[start]
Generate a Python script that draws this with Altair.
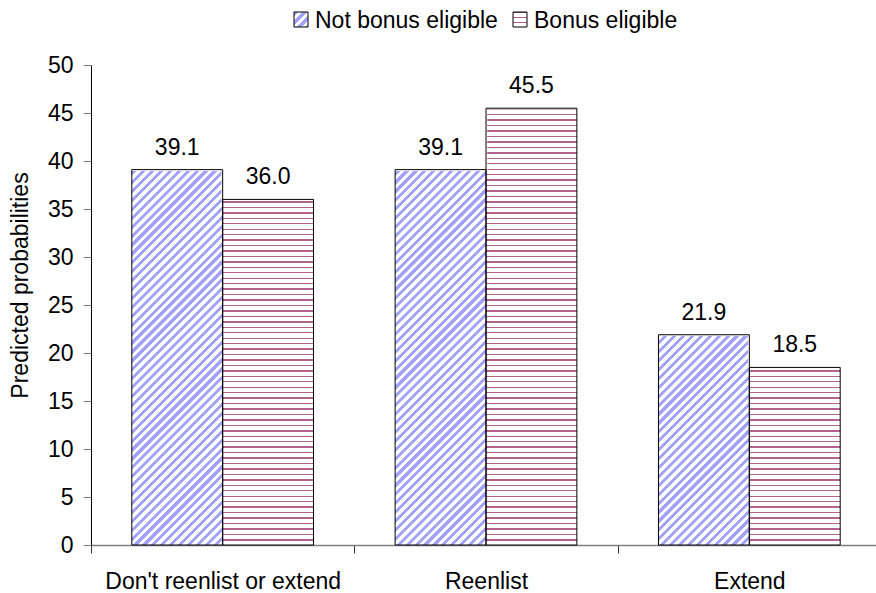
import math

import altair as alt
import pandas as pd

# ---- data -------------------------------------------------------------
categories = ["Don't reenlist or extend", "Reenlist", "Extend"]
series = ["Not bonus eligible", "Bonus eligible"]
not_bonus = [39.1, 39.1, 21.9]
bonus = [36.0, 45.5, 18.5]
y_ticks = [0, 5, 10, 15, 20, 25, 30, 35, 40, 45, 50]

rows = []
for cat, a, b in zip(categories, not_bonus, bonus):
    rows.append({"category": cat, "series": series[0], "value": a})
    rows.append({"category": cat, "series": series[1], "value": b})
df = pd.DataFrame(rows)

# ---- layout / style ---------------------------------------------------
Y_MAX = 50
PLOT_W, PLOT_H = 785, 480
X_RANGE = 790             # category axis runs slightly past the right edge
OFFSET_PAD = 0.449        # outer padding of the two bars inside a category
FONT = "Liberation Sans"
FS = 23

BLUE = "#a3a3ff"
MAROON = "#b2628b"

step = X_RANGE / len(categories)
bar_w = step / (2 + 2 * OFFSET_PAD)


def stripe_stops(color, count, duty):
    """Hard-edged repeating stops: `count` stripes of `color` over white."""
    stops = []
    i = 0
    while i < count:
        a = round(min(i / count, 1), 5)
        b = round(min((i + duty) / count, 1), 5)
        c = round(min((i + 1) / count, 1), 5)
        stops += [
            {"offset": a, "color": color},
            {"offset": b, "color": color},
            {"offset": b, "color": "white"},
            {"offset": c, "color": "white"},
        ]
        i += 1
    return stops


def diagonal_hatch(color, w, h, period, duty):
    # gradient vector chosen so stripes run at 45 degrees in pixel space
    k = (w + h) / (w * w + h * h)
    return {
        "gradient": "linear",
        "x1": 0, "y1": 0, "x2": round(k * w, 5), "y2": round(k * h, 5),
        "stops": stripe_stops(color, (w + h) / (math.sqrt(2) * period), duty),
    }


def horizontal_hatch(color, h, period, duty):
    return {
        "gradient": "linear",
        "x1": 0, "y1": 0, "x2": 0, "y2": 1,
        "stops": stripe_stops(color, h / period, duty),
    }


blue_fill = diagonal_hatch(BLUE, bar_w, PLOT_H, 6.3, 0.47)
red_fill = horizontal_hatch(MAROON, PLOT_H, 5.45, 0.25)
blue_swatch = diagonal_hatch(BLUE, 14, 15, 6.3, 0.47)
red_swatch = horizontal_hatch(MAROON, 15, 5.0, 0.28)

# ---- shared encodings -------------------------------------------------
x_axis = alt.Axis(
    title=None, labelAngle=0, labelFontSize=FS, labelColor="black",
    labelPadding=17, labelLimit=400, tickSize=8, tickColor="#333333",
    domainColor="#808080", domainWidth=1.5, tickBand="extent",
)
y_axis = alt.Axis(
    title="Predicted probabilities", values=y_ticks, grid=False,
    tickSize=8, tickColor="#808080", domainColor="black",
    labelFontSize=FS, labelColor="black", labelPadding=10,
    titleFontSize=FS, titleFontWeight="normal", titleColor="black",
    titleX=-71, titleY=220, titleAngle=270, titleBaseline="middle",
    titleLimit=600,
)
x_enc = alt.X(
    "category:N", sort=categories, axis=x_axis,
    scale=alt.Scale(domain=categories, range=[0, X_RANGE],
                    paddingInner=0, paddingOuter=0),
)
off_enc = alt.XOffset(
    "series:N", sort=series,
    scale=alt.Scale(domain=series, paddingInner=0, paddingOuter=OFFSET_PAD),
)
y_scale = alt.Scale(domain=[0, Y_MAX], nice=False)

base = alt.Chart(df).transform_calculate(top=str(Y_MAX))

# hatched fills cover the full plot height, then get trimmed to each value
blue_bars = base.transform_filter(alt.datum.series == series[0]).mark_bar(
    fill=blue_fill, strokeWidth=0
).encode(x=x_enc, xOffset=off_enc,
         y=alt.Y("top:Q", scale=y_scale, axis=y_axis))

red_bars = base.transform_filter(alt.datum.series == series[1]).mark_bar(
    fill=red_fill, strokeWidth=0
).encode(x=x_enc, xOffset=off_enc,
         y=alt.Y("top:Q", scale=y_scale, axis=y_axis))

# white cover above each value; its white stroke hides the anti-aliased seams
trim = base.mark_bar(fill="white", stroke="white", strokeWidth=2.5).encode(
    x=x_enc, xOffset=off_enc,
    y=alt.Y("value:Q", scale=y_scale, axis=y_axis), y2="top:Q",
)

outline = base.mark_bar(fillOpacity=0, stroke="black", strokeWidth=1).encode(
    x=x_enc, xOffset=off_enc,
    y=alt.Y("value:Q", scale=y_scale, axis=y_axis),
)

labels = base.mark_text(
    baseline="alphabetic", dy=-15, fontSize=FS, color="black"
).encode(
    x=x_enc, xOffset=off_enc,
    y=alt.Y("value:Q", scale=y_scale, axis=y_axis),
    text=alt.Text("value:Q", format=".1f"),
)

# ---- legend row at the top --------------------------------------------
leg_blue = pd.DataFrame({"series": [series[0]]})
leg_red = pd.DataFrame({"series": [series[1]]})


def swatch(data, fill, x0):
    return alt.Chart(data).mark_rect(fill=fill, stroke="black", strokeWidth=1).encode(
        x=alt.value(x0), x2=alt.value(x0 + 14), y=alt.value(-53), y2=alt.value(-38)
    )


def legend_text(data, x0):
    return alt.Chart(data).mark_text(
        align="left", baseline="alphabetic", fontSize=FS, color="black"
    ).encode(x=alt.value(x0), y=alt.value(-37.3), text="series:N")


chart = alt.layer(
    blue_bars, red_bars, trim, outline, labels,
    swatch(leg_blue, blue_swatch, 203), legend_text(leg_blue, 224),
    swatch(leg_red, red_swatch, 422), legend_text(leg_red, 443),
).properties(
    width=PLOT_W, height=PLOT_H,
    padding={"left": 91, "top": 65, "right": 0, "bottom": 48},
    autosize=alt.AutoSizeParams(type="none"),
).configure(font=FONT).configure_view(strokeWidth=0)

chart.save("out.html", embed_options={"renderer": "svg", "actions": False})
[end]
Prompt
Restate the data word for word from its first line through the line with "import pandas as pd", leaving out any picture along the way.

Result of the exercise
Generate a Python script that draws this with Altair.
import math

import altair as alt
import pandas as pd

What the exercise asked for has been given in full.